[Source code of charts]
>> BEGIN

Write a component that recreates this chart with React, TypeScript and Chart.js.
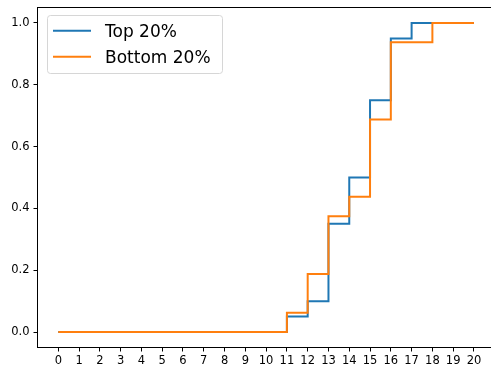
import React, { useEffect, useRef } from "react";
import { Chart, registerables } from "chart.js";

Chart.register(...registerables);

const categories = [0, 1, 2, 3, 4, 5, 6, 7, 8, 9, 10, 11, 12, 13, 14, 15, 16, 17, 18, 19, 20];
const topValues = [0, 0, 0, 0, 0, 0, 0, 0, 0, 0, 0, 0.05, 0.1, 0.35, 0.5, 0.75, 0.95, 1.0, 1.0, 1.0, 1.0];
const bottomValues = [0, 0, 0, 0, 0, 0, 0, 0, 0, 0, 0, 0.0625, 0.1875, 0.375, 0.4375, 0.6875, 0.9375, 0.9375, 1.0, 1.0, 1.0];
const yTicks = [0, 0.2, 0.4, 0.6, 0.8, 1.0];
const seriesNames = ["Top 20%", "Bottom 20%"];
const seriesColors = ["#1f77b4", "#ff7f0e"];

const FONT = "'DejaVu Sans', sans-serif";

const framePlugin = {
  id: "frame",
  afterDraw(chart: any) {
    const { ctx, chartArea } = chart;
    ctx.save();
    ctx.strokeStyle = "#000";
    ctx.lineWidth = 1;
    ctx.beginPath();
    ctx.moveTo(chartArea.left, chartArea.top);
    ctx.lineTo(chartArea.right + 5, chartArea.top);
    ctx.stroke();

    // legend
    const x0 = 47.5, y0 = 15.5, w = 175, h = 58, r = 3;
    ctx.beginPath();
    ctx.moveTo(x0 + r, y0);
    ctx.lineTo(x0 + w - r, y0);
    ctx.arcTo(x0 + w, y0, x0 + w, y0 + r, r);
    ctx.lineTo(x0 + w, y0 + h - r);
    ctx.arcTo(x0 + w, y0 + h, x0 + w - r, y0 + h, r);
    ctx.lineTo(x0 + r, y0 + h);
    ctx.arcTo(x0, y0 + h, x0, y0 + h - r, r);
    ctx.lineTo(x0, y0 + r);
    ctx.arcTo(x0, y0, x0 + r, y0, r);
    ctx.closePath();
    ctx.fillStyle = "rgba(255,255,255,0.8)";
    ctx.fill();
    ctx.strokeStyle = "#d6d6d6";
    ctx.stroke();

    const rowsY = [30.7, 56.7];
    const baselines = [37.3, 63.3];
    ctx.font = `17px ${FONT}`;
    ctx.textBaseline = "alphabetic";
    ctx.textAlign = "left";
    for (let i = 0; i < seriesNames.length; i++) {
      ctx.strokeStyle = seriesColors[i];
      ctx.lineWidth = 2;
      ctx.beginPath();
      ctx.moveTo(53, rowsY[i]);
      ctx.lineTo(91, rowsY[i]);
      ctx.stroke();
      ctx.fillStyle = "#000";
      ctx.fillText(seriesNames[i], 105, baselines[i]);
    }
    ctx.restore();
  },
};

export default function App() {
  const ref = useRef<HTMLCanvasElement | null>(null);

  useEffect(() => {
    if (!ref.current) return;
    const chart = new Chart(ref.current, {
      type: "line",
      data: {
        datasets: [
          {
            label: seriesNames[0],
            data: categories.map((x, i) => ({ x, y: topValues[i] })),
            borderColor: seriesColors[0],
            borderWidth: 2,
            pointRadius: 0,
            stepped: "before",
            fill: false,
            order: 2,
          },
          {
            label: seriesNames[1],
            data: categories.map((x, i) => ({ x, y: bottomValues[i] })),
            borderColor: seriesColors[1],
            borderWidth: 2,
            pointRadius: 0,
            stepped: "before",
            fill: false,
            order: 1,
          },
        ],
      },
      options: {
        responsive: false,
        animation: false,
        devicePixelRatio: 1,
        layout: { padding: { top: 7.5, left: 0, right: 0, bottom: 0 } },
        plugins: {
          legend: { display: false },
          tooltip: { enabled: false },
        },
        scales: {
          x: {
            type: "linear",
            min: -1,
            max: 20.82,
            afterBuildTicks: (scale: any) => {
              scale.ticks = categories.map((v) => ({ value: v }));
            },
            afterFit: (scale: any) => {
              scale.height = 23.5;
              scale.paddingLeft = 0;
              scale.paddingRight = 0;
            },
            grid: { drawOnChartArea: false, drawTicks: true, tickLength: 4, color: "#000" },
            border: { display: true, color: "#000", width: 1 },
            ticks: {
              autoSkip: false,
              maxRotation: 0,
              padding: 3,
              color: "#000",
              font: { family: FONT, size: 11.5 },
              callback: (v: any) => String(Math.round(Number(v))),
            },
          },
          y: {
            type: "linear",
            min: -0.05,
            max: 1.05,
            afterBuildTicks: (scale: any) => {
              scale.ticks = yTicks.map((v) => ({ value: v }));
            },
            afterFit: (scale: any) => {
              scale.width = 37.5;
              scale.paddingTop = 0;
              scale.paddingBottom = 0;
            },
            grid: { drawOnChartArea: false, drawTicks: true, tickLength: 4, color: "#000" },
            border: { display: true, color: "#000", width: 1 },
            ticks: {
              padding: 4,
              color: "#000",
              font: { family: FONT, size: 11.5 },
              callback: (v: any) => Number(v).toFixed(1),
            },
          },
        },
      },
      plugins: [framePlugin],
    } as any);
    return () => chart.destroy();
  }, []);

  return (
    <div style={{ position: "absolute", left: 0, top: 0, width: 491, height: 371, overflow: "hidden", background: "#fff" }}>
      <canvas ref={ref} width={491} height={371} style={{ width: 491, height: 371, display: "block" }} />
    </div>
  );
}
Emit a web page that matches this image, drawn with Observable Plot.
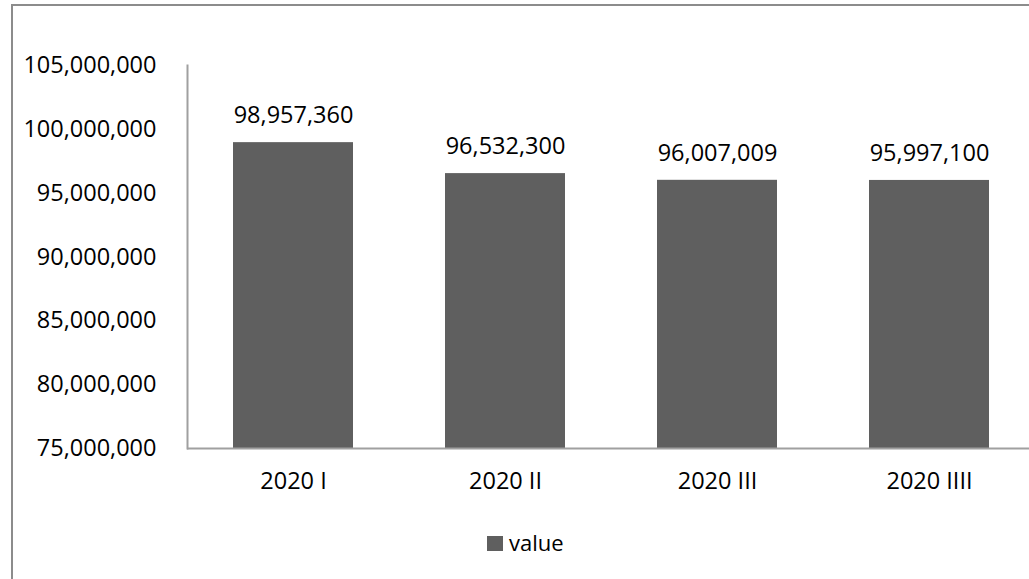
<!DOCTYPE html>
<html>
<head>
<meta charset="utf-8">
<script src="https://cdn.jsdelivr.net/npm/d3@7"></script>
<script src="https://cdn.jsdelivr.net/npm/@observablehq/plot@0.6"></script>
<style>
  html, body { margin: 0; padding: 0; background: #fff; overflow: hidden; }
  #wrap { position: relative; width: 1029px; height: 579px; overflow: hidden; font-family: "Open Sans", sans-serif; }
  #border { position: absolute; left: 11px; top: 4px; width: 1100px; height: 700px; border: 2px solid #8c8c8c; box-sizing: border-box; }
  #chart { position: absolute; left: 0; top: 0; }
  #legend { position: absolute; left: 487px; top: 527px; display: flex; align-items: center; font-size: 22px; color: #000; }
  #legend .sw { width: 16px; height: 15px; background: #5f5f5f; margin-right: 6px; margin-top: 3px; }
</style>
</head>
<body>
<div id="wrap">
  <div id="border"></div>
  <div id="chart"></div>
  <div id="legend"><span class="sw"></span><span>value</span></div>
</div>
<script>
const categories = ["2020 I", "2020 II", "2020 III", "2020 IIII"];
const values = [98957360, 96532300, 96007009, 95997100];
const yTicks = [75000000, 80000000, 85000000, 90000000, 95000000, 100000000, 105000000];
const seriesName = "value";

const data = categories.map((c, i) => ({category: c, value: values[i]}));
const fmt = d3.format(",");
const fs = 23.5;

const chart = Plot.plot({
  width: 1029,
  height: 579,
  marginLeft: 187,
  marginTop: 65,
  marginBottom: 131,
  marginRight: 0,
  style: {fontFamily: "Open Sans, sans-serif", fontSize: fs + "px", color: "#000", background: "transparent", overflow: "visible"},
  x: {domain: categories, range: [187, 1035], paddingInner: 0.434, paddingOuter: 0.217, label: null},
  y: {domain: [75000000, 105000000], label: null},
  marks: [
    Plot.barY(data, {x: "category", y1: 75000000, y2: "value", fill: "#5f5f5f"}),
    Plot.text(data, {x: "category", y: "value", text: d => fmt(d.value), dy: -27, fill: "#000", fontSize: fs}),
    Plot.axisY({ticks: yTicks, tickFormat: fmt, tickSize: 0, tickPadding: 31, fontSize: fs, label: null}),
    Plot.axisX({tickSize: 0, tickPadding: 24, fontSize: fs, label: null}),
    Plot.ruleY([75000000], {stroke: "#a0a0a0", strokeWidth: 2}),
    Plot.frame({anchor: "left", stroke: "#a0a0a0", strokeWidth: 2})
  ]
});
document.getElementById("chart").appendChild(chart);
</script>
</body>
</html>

>> END
>> BEGIN

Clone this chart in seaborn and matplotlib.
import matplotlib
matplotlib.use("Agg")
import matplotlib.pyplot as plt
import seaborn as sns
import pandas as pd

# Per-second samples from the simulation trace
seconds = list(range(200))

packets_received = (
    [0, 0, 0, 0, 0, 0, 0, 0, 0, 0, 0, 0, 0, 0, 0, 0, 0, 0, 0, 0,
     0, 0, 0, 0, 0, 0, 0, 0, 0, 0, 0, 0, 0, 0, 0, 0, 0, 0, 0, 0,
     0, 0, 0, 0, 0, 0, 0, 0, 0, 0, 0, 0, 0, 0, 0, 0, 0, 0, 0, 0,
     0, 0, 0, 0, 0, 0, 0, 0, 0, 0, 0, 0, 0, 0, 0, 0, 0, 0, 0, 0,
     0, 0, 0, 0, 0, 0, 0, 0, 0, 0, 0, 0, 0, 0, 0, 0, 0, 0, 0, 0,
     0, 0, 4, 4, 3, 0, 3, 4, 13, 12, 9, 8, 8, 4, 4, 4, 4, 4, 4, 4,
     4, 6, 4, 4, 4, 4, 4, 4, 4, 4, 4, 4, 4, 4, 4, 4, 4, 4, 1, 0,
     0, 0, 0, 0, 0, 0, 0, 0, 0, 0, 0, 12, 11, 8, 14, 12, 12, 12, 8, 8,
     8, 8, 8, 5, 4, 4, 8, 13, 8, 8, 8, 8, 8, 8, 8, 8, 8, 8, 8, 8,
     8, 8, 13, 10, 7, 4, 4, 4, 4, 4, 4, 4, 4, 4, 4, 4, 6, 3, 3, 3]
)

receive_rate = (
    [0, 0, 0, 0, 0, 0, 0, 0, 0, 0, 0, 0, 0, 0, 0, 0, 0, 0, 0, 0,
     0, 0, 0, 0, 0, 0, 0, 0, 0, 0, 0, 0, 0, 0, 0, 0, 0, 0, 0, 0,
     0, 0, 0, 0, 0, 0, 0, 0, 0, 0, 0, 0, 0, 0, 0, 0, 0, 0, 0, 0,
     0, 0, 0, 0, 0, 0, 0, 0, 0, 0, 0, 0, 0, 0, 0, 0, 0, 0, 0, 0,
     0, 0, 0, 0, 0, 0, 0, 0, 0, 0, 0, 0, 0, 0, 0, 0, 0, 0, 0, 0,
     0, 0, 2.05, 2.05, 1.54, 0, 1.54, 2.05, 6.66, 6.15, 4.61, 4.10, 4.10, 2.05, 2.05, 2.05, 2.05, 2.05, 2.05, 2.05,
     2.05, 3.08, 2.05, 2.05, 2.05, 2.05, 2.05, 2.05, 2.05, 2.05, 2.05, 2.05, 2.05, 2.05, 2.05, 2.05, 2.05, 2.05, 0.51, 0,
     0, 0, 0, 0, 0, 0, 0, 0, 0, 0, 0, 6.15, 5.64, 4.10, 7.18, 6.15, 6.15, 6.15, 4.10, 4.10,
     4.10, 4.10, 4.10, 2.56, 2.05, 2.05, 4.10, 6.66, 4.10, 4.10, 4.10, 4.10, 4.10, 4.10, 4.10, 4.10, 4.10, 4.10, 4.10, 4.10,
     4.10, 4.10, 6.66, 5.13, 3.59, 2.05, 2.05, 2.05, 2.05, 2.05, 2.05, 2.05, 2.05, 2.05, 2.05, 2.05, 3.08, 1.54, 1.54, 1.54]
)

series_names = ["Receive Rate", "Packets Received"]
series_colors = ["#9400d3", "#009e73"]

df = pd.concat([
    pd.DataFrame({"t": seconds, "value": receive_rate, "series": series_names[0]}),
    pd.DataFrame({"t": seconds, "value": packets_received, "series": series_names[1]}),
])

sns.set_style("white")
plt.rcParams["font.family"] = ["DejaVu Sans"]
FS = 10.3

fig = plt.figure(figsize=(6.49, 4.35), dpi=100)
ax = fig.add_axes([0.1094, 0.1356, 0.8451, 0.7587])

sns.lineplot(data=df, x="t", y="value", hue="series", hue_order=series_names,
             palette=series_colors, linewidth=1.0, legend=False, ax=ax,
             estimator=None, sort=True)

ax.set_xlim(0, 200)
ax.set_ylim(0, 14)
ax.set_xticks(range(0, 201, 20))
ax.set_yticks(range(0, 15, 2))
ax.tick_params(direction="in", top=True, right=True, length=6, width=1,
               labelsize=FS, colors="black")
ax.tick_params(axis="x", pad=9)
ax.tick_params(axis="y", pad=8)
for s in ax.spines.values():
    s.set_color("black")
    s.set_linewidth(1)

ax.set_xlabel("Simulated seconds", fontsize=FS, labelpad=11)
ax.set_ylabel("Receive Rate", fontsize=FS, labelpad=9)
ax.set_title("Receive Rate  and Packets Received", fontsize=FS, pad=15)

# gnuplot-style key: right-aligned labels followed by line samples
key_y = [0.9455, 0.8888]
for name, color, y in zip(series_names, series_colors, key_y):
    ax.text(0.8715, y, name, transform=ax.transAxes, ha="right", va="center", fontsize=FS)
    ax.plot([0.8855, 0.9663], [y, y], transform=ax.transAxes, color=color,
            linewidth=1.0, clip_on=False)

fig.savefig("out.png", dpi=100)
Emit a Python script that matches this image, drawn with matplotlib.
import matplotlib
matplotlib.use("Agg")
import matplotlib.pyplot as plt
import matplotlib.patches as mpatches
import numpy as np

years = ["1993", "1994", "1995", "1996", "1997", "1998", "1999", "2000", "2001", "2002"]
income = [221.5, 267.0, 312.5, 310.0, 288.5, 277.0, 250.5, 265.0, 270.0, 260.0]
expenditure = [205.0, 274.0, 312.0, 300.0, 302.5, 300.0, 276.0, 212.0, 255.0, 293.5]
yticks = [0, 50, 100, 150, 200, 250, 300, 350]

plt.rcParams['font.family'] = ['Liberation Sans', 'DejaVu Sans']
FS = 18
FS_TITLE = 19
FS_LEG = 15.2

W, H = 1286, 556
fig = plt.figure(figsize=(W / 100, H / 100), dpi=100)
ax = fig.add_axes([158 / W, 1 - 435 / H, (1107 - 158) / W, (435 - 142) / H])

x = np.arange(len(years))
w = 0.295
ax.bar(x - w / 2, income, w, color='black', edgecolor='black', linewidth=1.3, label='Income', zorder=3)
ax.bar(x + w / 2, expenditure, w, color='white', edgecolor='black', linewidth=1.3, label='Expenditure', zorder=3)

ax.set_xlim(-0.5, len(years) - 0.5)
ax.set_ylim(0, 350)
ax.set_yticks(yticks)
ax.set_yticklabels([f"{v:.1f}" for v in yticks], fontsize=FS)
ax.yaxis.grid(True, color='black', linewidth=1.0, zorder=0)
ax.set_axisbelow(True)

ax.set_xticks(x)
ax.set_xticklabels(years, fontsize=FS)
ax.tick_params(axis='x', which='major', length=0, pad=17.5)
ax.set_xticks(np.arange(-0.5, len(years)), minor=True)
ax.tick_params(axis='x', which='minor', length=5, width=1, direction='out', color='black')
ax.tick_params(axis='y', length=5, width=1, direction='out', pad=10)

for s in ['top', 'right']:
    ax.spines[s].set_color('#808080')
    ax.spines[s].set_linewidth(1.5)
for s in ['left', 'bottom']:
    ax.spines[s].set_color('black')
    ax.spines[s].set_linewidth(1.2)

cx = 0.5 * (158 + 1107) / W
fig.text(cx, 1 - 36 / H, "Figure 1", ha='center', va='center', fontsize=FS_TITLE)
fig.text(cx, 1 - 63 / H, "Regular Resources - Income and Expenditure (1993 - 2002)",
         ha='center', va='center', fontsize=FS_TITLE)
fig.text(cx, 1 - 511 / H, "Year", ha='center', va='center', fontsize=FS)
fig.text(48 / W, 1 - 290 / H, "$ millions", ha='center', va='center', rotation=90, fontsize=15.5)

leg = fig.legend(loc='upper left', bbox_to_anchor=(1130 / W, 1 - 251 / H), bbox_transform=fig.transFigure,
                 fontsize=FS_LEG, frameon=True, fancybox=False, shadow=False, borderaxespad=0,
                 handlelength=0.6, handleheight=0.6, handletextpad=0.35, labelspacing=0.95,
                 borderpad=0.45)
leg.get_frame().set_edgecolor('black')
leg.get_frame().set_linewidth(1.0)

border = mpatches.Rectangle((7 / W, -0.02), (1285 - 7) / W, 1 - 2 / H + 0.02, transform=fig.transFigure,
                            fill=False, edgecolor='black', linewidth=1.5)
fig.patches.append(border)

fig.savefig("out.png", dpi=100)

>> END
>> BEGIN

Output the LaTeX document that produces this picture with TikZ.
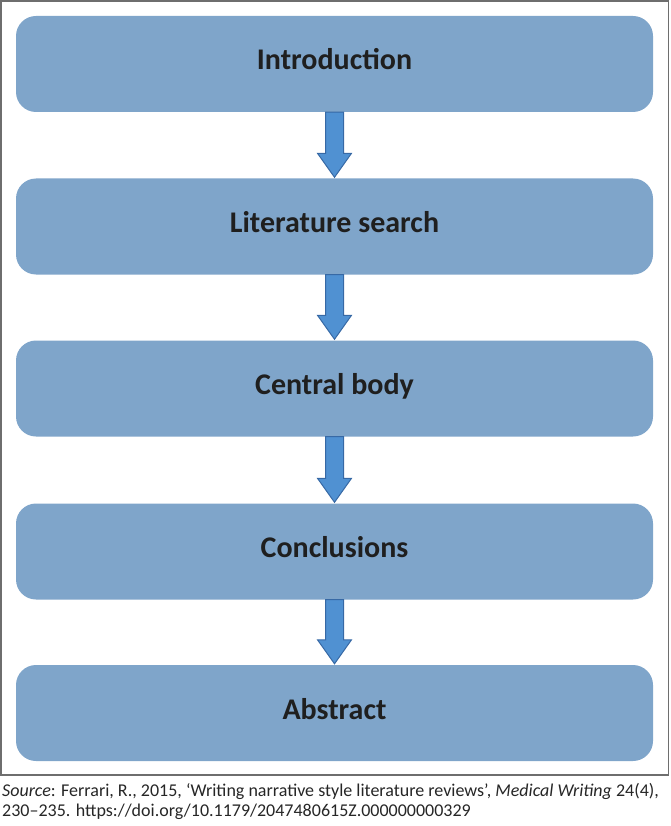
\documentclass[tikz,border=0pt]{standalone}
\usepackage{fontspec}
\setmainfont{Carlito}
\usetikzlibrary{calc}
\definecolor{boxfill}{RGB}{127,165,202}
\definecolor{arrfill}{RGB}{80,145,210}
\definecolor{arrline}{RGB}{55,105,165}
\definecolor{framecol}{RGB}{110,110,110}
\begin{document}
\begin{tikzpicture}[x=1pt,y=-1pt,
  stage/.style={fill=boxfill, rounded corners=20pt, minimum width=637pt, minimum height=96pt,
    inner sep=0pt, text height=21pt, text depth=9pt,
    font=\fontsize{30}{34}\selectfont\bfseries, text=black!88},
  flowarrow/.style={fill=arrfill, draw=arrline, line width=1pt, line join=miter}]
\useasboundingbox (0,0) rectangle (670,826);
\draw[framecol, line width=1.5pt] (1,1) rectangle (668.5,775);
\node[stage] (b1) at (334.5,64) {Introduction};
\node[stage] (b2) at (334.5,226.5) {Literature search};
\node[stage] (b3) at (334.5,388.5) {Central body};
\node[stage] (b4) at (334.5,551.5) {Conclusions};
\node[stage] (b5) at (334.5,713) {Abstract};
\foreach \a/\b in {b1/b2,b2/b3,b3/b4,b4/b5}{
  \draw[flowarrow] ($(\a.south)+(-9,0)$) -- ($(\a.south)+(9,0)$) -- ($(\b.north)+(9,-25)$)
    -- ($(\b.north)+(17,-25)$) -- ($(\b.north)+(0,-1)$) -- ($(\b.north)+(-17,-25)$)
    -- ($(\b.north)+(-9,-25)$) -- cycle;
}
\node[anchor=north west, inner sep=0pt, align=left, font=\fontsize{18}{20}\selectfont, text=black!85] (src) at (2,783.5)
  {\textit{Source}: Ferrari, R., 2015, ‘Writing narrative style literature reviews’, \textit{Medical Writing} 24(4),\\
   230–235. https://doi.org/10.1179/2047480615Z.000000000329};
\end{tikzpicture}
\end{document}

>> END

## AIM
Report the number of lines of the listing above that hold the string "matches", with no other text.

## RESULT OF THIS EXERCISE
2